Catherine McAuley wrote these words, (part of her long letter on the Mercy Ideal or Spirit of the Institute), in the last six months of her life to the community at Bermondsey. In them, she delineates her most important insights into what it means to be a Sister of Mercy. She sees growth in Mercy as a spiritual path, a lifetime’s task; we are always to be seeking that enlargement of our hearts which will reflect the boundless loving- kindness-the Mercy- of God. Mercy gives life and frees both the giver and the receiver.
More importantly, Catherine sees that we are always on this Mercy pilgrimage in companionship with those to whom we minister, called to live in right relationship with God, each other and the earth in which we live. Living in right relationship is the Biblical definition of justice; not a cold and punative concept, but one that lies at the heart of the command to love God and neighbour. Justice in scripture is never simply about gaining equality; it is always about what builds up true community. Relationships are not static but develop, changing and growing. Mercy and justice are inseparable in scripture and in our lives as Mercy sisters.

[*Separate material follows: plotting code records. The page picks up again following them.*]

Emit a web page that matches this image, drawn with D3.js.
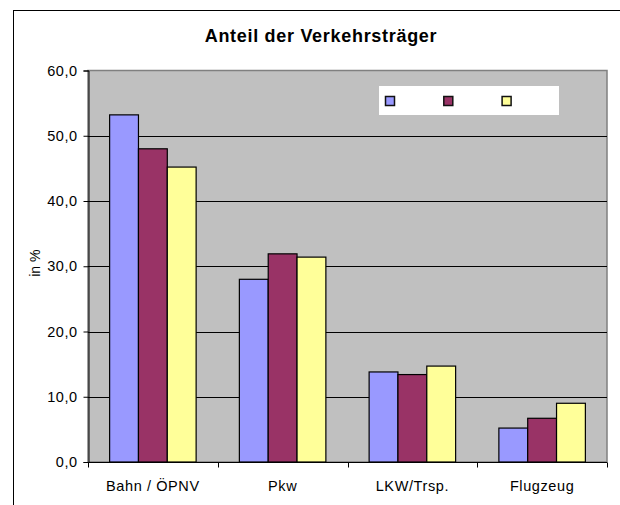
<!DOCTYPE html>
<html>
<head>
<meta charset="utf-8">
<script src="https://cdn.jsdelivr.net/npm/d3@7"></script>
<style>
  html, body { margin: 0; padding: 0; background: #fff; }
  svg { display: block; font-family: "Liberation Sans", Arial, sans-serif; }
</style>
</head>
<body>
<svg id="chart" width="620" height="505"></svg>
<script>
const title = "Anteil der Verkehrsträger";
const yAxisLabel = "in %";
const categories = ["Bahn / ÖPNV", "Pkw", "LKW/Trsp.", "Flugzeug"];
const seriesNames = ["", "", ""];
const seriesA = [53.2, 28.0, 13.8, 5.2];
const seriesB = [48.0, 31.9, 13.4, 6.7];
const seriesC = [45.2, 31.4, 14.7, 9.0];
const seriesColors = ["#9999FF", "#993366", "#FFFF99"];
const yTicks = [0, 10, 20, 30, 40, 50, 60];

const allSeries = [seriesA, seriesB, seriesC];
const svg = d3.select("#chart");

// outer chart frame (cropped on right/bottom)
svg.append("rect").attr("x", 13.5).attr("y", 10.5).attr("width", 700).attr("height", 600)
  .attr("fill", "#fff").attr("stroke", "#000").attr("stroke-width", 1);

const plot = { left: 88, right: 607, top: 70.5, bottom: 462 };

const x0 = d3.scaleBand().domain(categories).range([plot.left, plot.right]).paddingInner(0).paddingOuter(0);
const barW = x0.bandwidth() / 4.5;
const x1 = d3.scaleBand().domain(d3.range(allSeries.length))
  .range([barW * 0.75, barW * 0.75 + barW * 3]).padding(0);
const y = d3.scaleLinear().domain([0, 60]).range([plot.bottom, plot.top]);

// plot area
svg.append("rect").attr("x", plot.left).attr("y", plot.top)
  .attr("width", plot.right - plot.left).attr("height", plot.bottom - plot.top)
  .attr("fill", "#C0C0C0").attr("stroke", "#808080").attr("stroke-width", 1.5);

// gridlines
svg.append("g").selectAll("line").data(yTicks.filter(t => t > 0 && t < 60)).join("line")
  .attr("x1", plot.left).attr("x2", plot.right)
  .attr("y1", d => Math.round(y(d)) + 0.5).attr("y2", d => Math.round(y(d)) + 0.5)
  .attr("stroke", "#000").attr("stroke-width", 1);

// bars
const groups = svg.append("g").selectAll("g").data(categories).join("g")
  .attr("transform", d => `translate(${x0(d)},0)`);
groups.selectAll("rect").data((c, i) => allSeries.map((s, k) => ({ k, v: s[i] }))).join("rect")
  .attr("x", d => x1(d.k)).attr("width", x1.bandwidth())
  .attr("y", d => y(d.v)).attr("height", d => y(0) - y(d.v))
  .attr("fill", d => seriesColors[d.k]).attr("stroke", "#000").attr("stroke-width", 1.2);

// y axis
const yAxis = d3.axisLeft(y).tickValues(yTicks).tickSize(5).tickPadding(6)
  .tickFormat(d => d3.format(".1f")(d).replace(".", ","));
const gy = svg.append("g").attr("transform", `translate(${plot.left + 0.5},0)`).call(yAxis);
gy.selectAll("text").attr("font-size", "14.5px").attr("letter-spacing", "0.5px")
  .attr("fill", "#000").attr("font-family", "Liberation Sans, Arial, sans-serif");
gy.selectAll("line, path").attr("stroke", "#000");

// x axis
const xAxis = d3.axisBottom(x0).tickSize(0).tickPadding(0);
const gx = svg.append("g").attr("transform", `translate(0,${plot.bottom + 0.5})`).call(xAxis);
gx.select("path").attr("stroke", "#000").attr("d", `M${plot.left},0H${plot.right}`);
gx.selectAll("text").attr("y", 28).attr("dy", 0).attr("font-size", "14.5px")
  .attr("letter-spacing", "0.6px").attr("fill", "#000")
  .attr("font-family", "Liberation Sans, Arial, sans-serif");
// category separator ticks
const sepPos = categories.map(c => x0(c)).concat([plot.right]);
gx.append("g").selectAll("line").data(sepPos).join("line")
  .attr("x1", d => Math.round(d) + 0.5).attr("x2", d => Math.round(d) + 0.5)
  .attr("y1", 0).attr("y2", 5).attr("stroke", "#000");

// y label
svg.append("text").attr("transform", `translate(40,${(plot.top + plot.bottom) / 2 - 3}) rotate(-90)`)
  .attr("text-anchor", "middle").attr("font-size", "14px").text(yAxisLabel);

// title
svg.append("text").attr("x", 321).attr("y", 42).attr("text-anchor", "middle")
  .attr("font-size", "18px").attr("font-weight", "bold").attr("letter-spacing", "0.7px")
  .text(title);

// legend
const lg = svg.append("g").attr("transform", "translate(379,86)");
lg.append("rect").attr("width", 180).attr("height", 29).attr("fill", "#fff");
lg.selectAll("g").data(seriesNames).join("g")
  .attr("transform", (d, i) => `translate(${6.5 + i * 58.3},10.5)`)
  .each(function (d, i) {
    const g = d3.select(this);
    g.append("rect").attr("width", 9).attr("height", 9)
      .attr("fill", seriesColors[i]).attr("stroke", "#111").attr("stroke-width", 1.5);
    g.append("text").attr("x", 14).attr("y", 9).attr("font-size", "13px").text(d);
  });
</script>
</body>
</html>
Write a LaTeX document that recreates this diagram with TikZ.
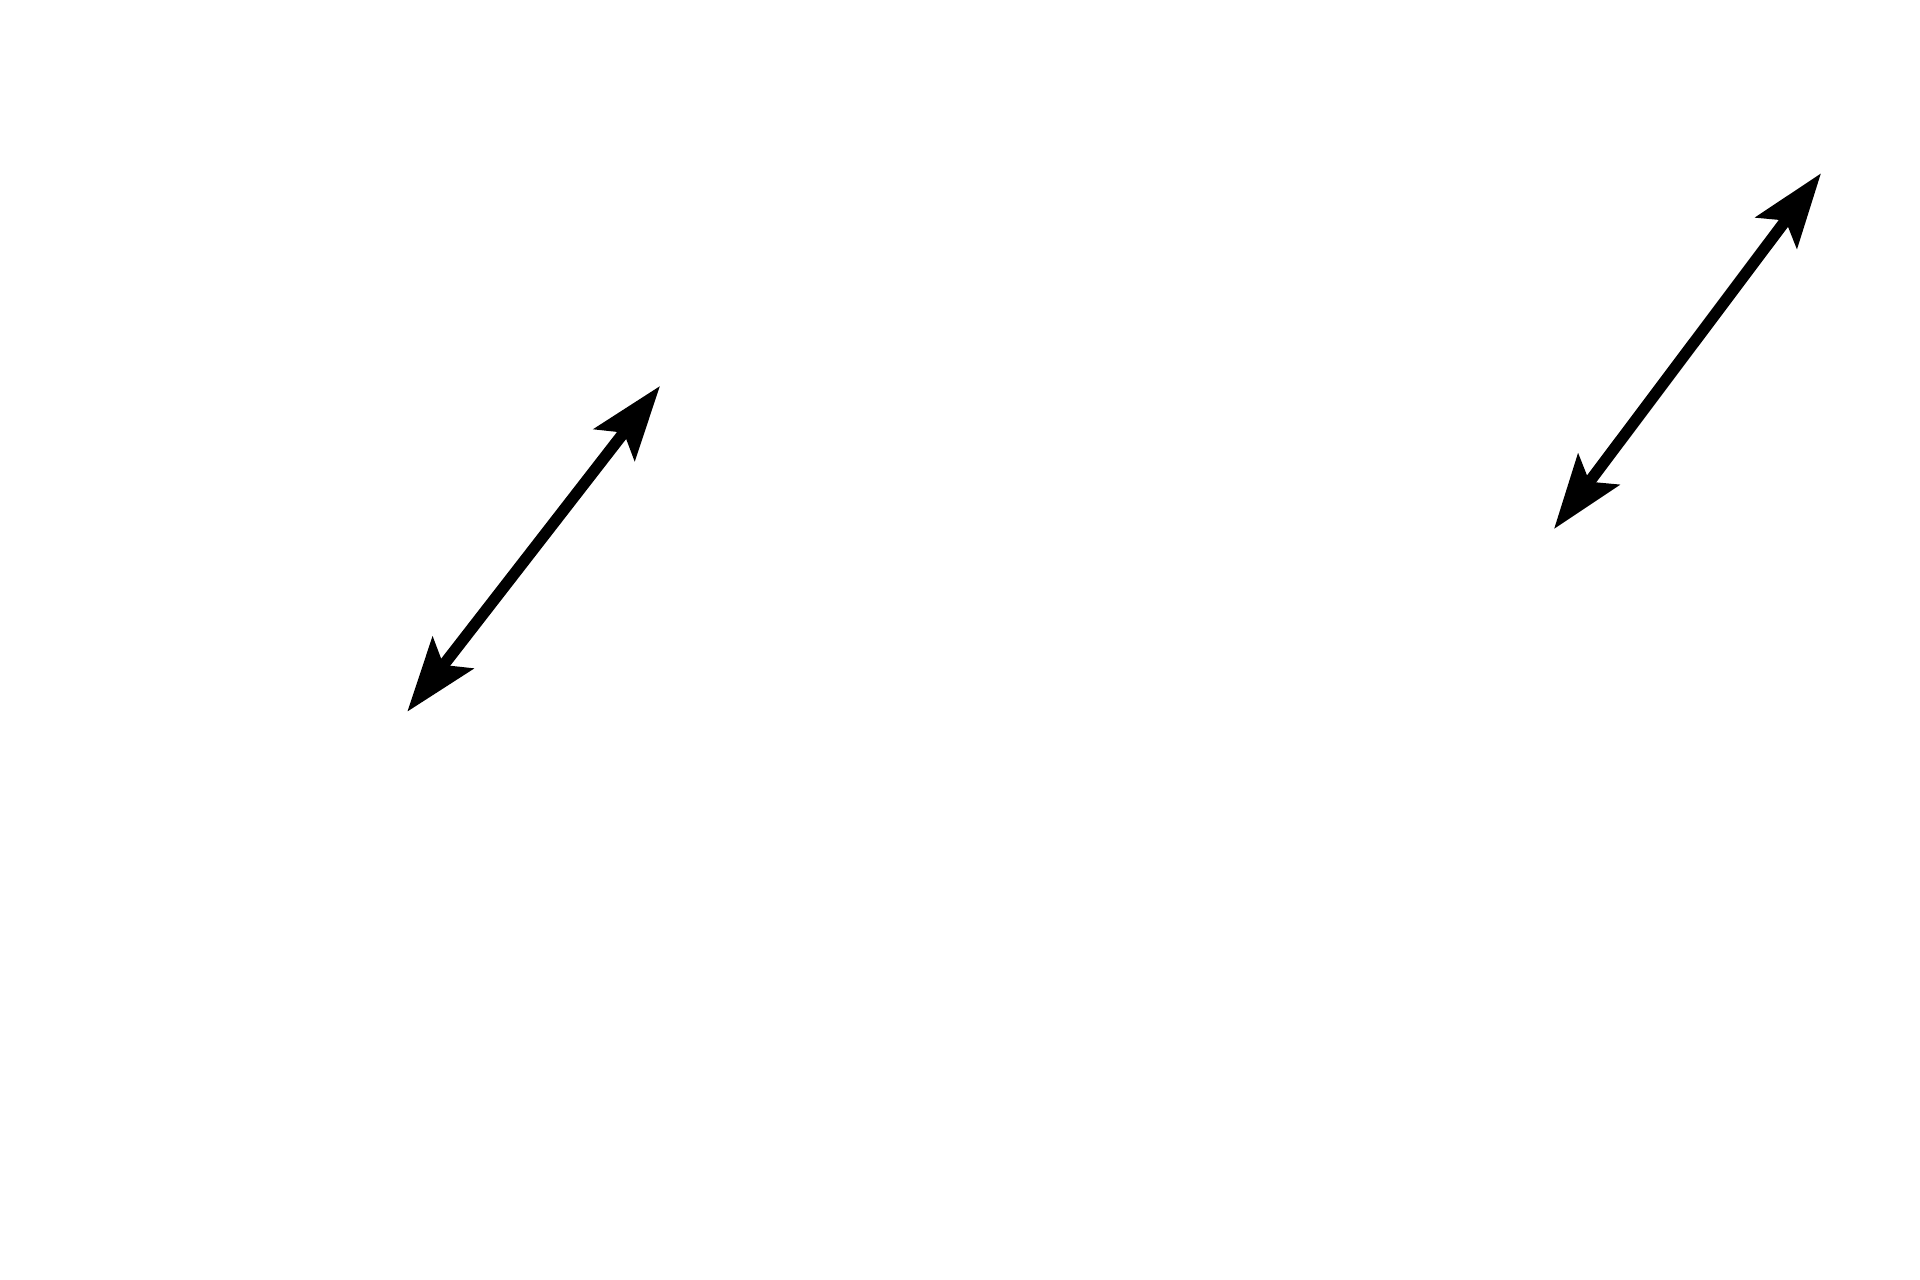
\documentclass[tikz,border=0pt]{standalone}
\usepackage{tikz}
\usetikzlibrary{arrows.meta}
\tikzset{twoway/.style={line width=0.115cm,
  {Stealth[length=0.74cm,width=0.51cm,inset=0.15cm]}-{Stealth[length=0.74cm,width=0.51cm,inset=0.15cm]}}}

\begin{document}
\begin{tikzpicture}
\useasboundingbox (0,0) rectangle (19.2,12.8);
\coordinate (leftlow) at (4.073,5.683);
\coordinate (lefthigh) at (6.60,8.94);
\coordinate (rightlow) at (15.54,7.51);
\coordinate (righthigh) at (18.21,11.067);
\draw[twoway] (leftlow) -- (lefthigh);
\draw[twoway] (rightlow) -- (righthigh);
\end{tikzpicture}
\end{document}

We serve the poor, sick and uneducated in response to his command to love one another as he has loved us but, as Catherine points out, it is they, equally gifted and precious in God’s eyes, who give to us. They ask uncomfortable questions of us about the unjust structures which create poverty. They reveal the violence to the dignity of the person which lies under the lack of opportunities for those marginalized. They make us look at how living by the dictates of a consumer society means people are divided into the have nots and the have lots and the planet is seen simply as a source of raw materials open to whoever has the biggest economic muscle, the most military might, rather than as a place we share with everyone, for the good of all.
On this spiritual path, we are called each day to look at every situation with the eyes of Mercy and Justice.
How can we let God’s desire for the fullness of life for all people break into this particular situation with this particular person?
How can we act to change structures, which diminish or hold people captive?
How particularly can we do this in relation to those with least power in society?
In 2001, the International Mercy Justice Conference in South Africa, called all Mercy sisters to deeper understandings of the structures which oppress, and solidarity with those who were being crushed by such structures. The focus was particularly on the severing of right relationships epitomised by violence against women and children, and racism.
Our Institute Chapter in 2003 echoed this statement and developed it by challenging sisters to look at the injustices experienced by women and children as well seeing our relationship to and care for the earth as paramount to our calling.
We continue to explore the ways in which we can help each other walk this path so that Mercy and Justice can continue to meet (Psalm 85).